The weather underground

Bruce LaBruce’s The Misandrists, Radiohead, Larry David, Daniel O’Sullivan, OK LÀ.


From The Misandrists

The Misandrists (2018), dir. Bruce LaBruce (Cartilage Films)

Girls are coming out of the woods,

wrapped in cloaks and hoods,

carrying iron bars and candles

and a multitude of scars, collected

on acres of premature grass and city

buses, in temples and bars. Girls

are coming out of the woods

with panties tied around their lips,

making such a noise, it’s impossible

to hear.

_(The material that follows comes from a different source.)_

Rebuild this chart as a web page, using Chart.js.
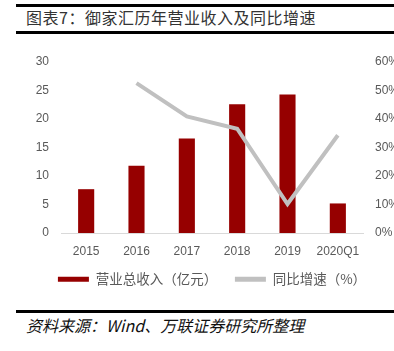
<!DOCTYPE html>
<html>
<head>
<meta charset="utf-8">
<script src="https://cdn.jsdelivr.net/npm/chart.js@4/dist/chart.umd.min.js"></script>
<style>
body{margin:0;width:394px;height:351px;background:#fff;position:relative;overflow:hidden;font-family:"Noto Sans CJK SC",sans-serif}
.rule{position:absolute;left:16px;width:378px;height:2.5px;background:#000}
#title{position:absolute;left:26px;top:5px;font-size:16px;color:#333;white-space:nowrap;letter-spacing:0.5px}
#source{position:absolute;left:26px;top:313px;font-size:16px;font-style:italic;color:#111;white-space:nowrap}
#box{position:absolute;left:0;top:40px;width:424px;height:256px}
</style>
</head>
<body>
<div class="rule" style="top:4px"></div>
<div id="title">图表7：御家汇历年营业收入及同比增速</div>
<div class="rule" style="top:31px"></div>
<div id="box"><canvas id="canvasRevenue"></canvas></div>
<div class="rule" style="top:310px"></div>
<div id="source">资料来源：Wind、万联证券研究所整理</div>
<script>
// data
let years=['2015','2016','2017','2018','2019','2020Q1']
let revenue=[7.7,11.8,16.6,22.6,24.3,5.2]
let growth=[null,52.6,40.9,36.6,10.2,34.3]

let tickFont={family:'"Liberation Sans", Arial, sans-serif',size:12}
let tickColor='#595959'

function buildRevenue(){
    let myChart={
        data:{
            labels:years,
            datasets:[{
                type:'bar',
                label:'营业总收入（亿元）',
                data:revenue,
                backgroundColor:'#960000',
                yAxisID:'y',
                categoryPercentage:1,
                barPercentage:0.32,
                order:2
            },{
                type:'line',
                label:'同比增速（%）',
                data:growth,
                borderColor:'#c0c0c0',
                backgroundColor:'#c0c0c0',
                borderWidth:4,
                pointRadius:0,
                tension:0,
                yAxisID:'y1',
                order:1
            }]
        },
        options:{
            responsive:true,
            maintainAspectRatio:false,
            animation:false,
            layout:{padding:{top:22,bottom:0,left:0,right:0}},
            plugins:{
                tooltip:{enabled:false},
                legend:{
                    position:'bottom',
                    labels:{
                        boxWidth:31,
                        boxHeight:5,
                        padding:11,
                        color:tickColor,
                        font:{family:'"Noto Sans CJK SC", sans-serif',size:13.5},
                        sort:function(a,b){return a.datasetIndex-b.datasetIndex},
                        generateLabels:function(chart){
                            let items=Chart.defaults.plugins.legend.labels.generateLabels(chart)
                            items.forEach(function(it){
                                it.lineWidth=0
                                it.fillStyle=chart.data.datasets[it.datasetIndex].backgroundColor
                                // wider gap after the first item
                                if(it.datasetIndex==0) it.text=it.text+'\u3000'
                            })
                            return items
                        }
                    }
                }
            },
            scales:{
                x:{
                    offset:true,
                    grid:{display:false},
                    border:{color:'#d9d9d9',width:1},
                    ticks:{color:tickColor,font:tickFont,padding:3,maxRotation:0}
                },
                y:{
                    position:'left',
                    min:0,max:30,
                    ticks:{stepSize:5,color:tickColor,font:tickFont,padding:4},
                    grid:{display:false},
                    border:{display:false},
                    afterFit:function(s){s.width=61}
                },
                y1:{
                    position:'right',
                    min:0,max:60,
                    ticks:{stepSize:10,color:tickColor,font:tickFont,padding:4,
                        callback:function(v){return v+'%'}},
                    grid:{display:false},
                    border:{display:false},
                    afterFit:function(s){s.width=61}
                }
            }
        }
    }
    let ctx=document.getElementById('canvasRevenue').getContext('2d')
    new Chart(ctx,myChart)
}

buildRevenue()
</script>
</body>
</html>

Is the world speaking too?

Excerpt, Girls Are Coming Out of the Woods – Tishani Doshi

OK LÀ – Parking by Human Playground / Ana Tapia Rousiouk / Byron Westbrook / Bruce McLure / Kara-Lis Coverdale – July 14, 2018 – Stationnement Éthel, Verdun

Visionary thinkers like Chris Petit, Marc Augé and JG Ballard all meditated notably on non-places — airport waiting lounges, yawning strip malls, corporate business parks, empty parking garages — as the only authentic landscapes proper to the 21st century. “Our towns,” wrote Augé, “have been turning into museums (restored, exposed and floodlit monuments, listed areas, pedestrian precincts) while at the same time bypasses, motorways, high-speed trains and one-way systems have made it unnecessary for us to linger in them.” These radically banal spaces act as contemporary temples of alienation and loneliness, soundtracked by the constant drone of motors and air-conditioners, mapped and catalogued by indifferent Google street-view panoptics — mediocre civilization’s mechanics and technics. Ours is a boring dystopia characterized most appropriately by the intermittent colonization of supermodernity’s mass-vacancies.

Daniel O’Sullivan, “Return the Heart,” The Physic Garden (EMI Production Music)

The average rainfall for the month of July in Montreal is 70mm. By the end of July 2018, we’d received only 13.5mm of precipitation, most of it concentrated in short bursts that aren’t enough to keep much of the grass alive in the city’s parks. Also this Month, Montreal recorded the highest temperature on record — not just beating a daily record, but setting a new all-time high for the city: 36.6°C. Most of the flowers I planted in my own garden have died, scorched by successive heat waves, and insufficiently nourished by my attempts at watering. The raspberry bush produced only one plump berry, which a neighbourhood squirrel promptly ate. The biggest crime perpetrated on the public was advancing the notion that talking about the weather is boring. We’re going to be talking about it a lot more often.

Larry David, “The Most Important Meal of the Day,” New York Times, July 23, 2018

A Republican state representative in Georgia, Jason Spencer, resigned on July 25 after he was featured mocking Asian tourists, yelling racial epithets and baring his buttocks on Sacha Baron Cohen’s Showtime series Who Is America? And nobody reveals the inner workings of petty stupidity like Curb Your Enthusiasm creator Larry David, whose Woody Allen-esque op-ed in the New York Times last month provided some much-needed comic relief. It is encouraging to see satire have an impact in the real world at a time when the American administration seems all but impervious to ridicule. Keep exposing these dangerous fools for what they are.

Radiohead, Bell Centre, July 17, 2018

In February, I bought a piano in an attempt to recapture the musical practice that I abandoned during my youth. It might have been a mid-life crisis thing. Some people buy fast cars. Others try extreme sports. I bought a Steinway. When it arrived, I immediately attempted to remember every song I’d learnt as a kid: I could still hammer out reasonable renditions of “Watermark” by Enya, Pink Floyd’s “Nobody Home,” a few elementary Schumann etudes. But what I really wanted to learn was “Pyramid Song” by Radiohead. There is something so melancholically beautiful about Thom Yorke’s piano part, and it always sounded easy enough to pick up by ear. I sat down at the keyboard and within minutes figured out the first few chords, pleased with myself until I realized that I had no clue as to the song’s time signature.

I turned to the internet for answers, imagining that a quick query would lead to some forum that would explain in straightforward terms how to play the tune. I was wrong. Oh, I found the forums alright. But there was much feverish debate about the song’s genuine timing and structure. Some people believed that it was written in 4/4 time; some thought it was something more complex — like 3+3+2. (No 2+2=5, however.) I patiently watched a string of videos purporting to unlock the “Pyramid Song” puzzle. None of them seemed quite right, though. So I went back to the recording. When the drums kick in, it’s clear to me that it is in fact in 16/8 time. But I have no idea how Yorke can nonchalantly execute such a non-standard, syncopated rhythm without the aid of those drums. Of course, the band played it flawlessly at the Bell Centre in their second of two Montreal performances, leaving the capacity crowd — myself included — in teary-eyed wonder. Practice makes perfect, and I need plenty more of it.